I use a robots.txt file which excludes a small number of sub-directories to robots. Example below:

User-agent: *
Disallow: /cgi-bin/
Disallow: /scripts/
Disallow: /news/
Disallow: /images/
Disallow: /templates/

I know this file is being found (and respected by most bots).

My problem is that some bots find it and leave, some crawl a little, some crawl more. I read some information (in this forum) from Brett Tabke on robots.txt where he states that "some bots find it and leave". Another SEO (for a leading SEO firm) stated "to get crawled properly you must have a robots.txt" instructing the bots what to grab. Having respect for both sources of information I am now confused. My primary aim is to get bots in and crawling as much REAL content as possible.

Without the robots.txt they are going to waste time crawling irrelevant stuff like images - but they will come.

With the robots.txt they may leave without looking at anything.

Obviously, there will be opinions either way, but what do I do to get the bots crawling?

Opinions please...

wilderness

9:38 pm on May 9, 2003 (gmt 0)

WebmasterWorld Senior Member 10+ Year Member Top Contributors Of The Month



This is a NO NO at google

<!-- begin content for Search Engine Optimization -->

SinclairUser

10:08 pm on May 9, 2003 (gmt 0)

10+ Year Member



wilderness,

I thought that you could include (a few - not spamming )comment tags in the HTML. But I take your point and will remove them if you think thats what is freaking googlebot when it visits.

jdMorgan

10:30 pm on May 9, 2003 (gmt 0)

WebmasterWorld Senior Member 10+ Year Member



SinclairUser,

Your robots.txt looks valid, so I doubt that it is the problem.

New sites, or sites with few incoming links may have trouble getting crawled.

Sites which return redirects or don't validate may also have problems.

Here's a checklist:

Validate robots.txt [searchengineworld.com]
Check the server headers [webmasterworld.com] for robots.txt, your home page, and a few others.
Validate the code [w3.org]

HTH,
Jim

SinclairUser

10:38 pm on May 9, 2003 (gmt 0)

10+ Year Member



JD,

Thanks for the links - the XHTML and CSS should be compliant as I use the W3C HTML and CSS validators. Inktomi slurp crawls the site okay.

Chris.

wilderness

1:01 am on May 10, 2003 (gmt 0)

WebmasterWorld Senior Member 10+ Year Member Top Contributors Of The Month



thought that you could include (a few - not spamming )comment tags

The following from a google websmaters page (near end of page) about why "my pages aren't getting indexed.

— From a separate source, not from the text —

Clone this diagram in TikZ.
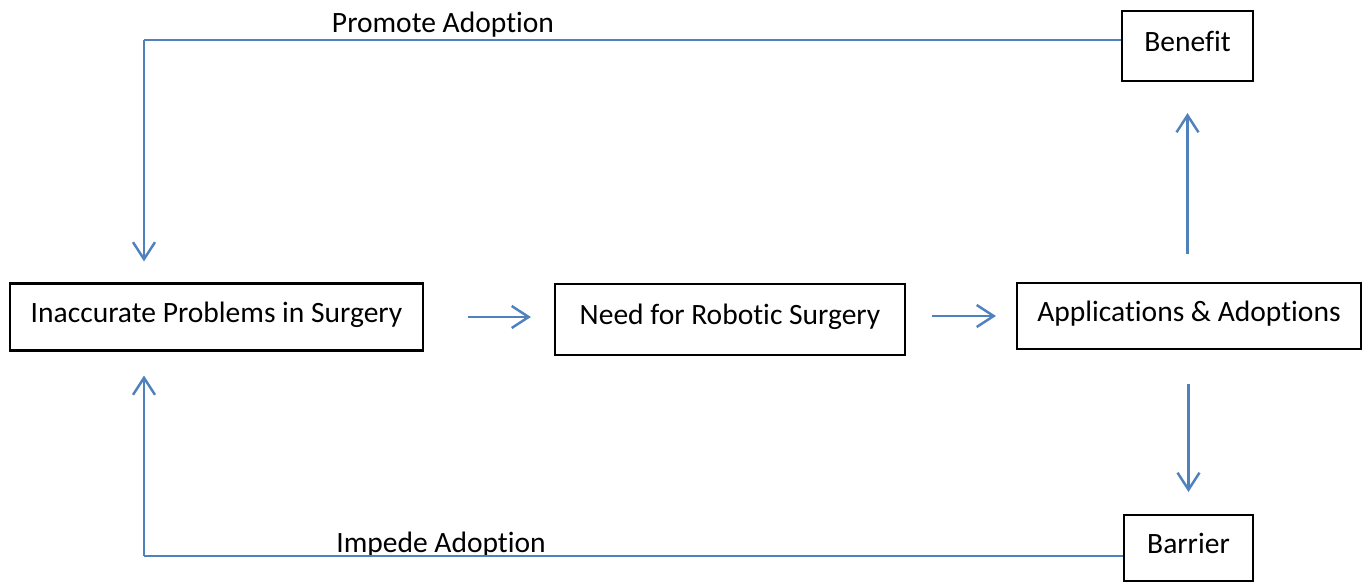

Your page was manually removed from our index, because it did not conform with the quality standards necessary to assign accurate PageRank. We will not comment on the individual reasons a page was removed and we do not offer an exhaustive list of practices that can cause removal. However, certain actions such as cloaking, writing text that can be seen by search engines but not by users, or setting up pages/links with the sole purpose of fooling search engines may result in permanent removal from our index.
end of quote

With all the aside. . .
I have a dime-store bot trap on three pages of my hundreds that works off remarks :(

I was just trying to offer a pointer. I have no way of knowing for sure if that's your problem. I've also read that the SE's hold an indifference to search optimazation site.
Although I advertise a similar service on a very small scale (mywidgets,) I have termed it promotion rather than optimazation. Even though the latter is more accepted.

Don

<BTW Jim, hardly any of my pages validate since I use FP in quite a unique way. That hasn't stopped many of my pages from being number one. In one categroy I even have the top four :) >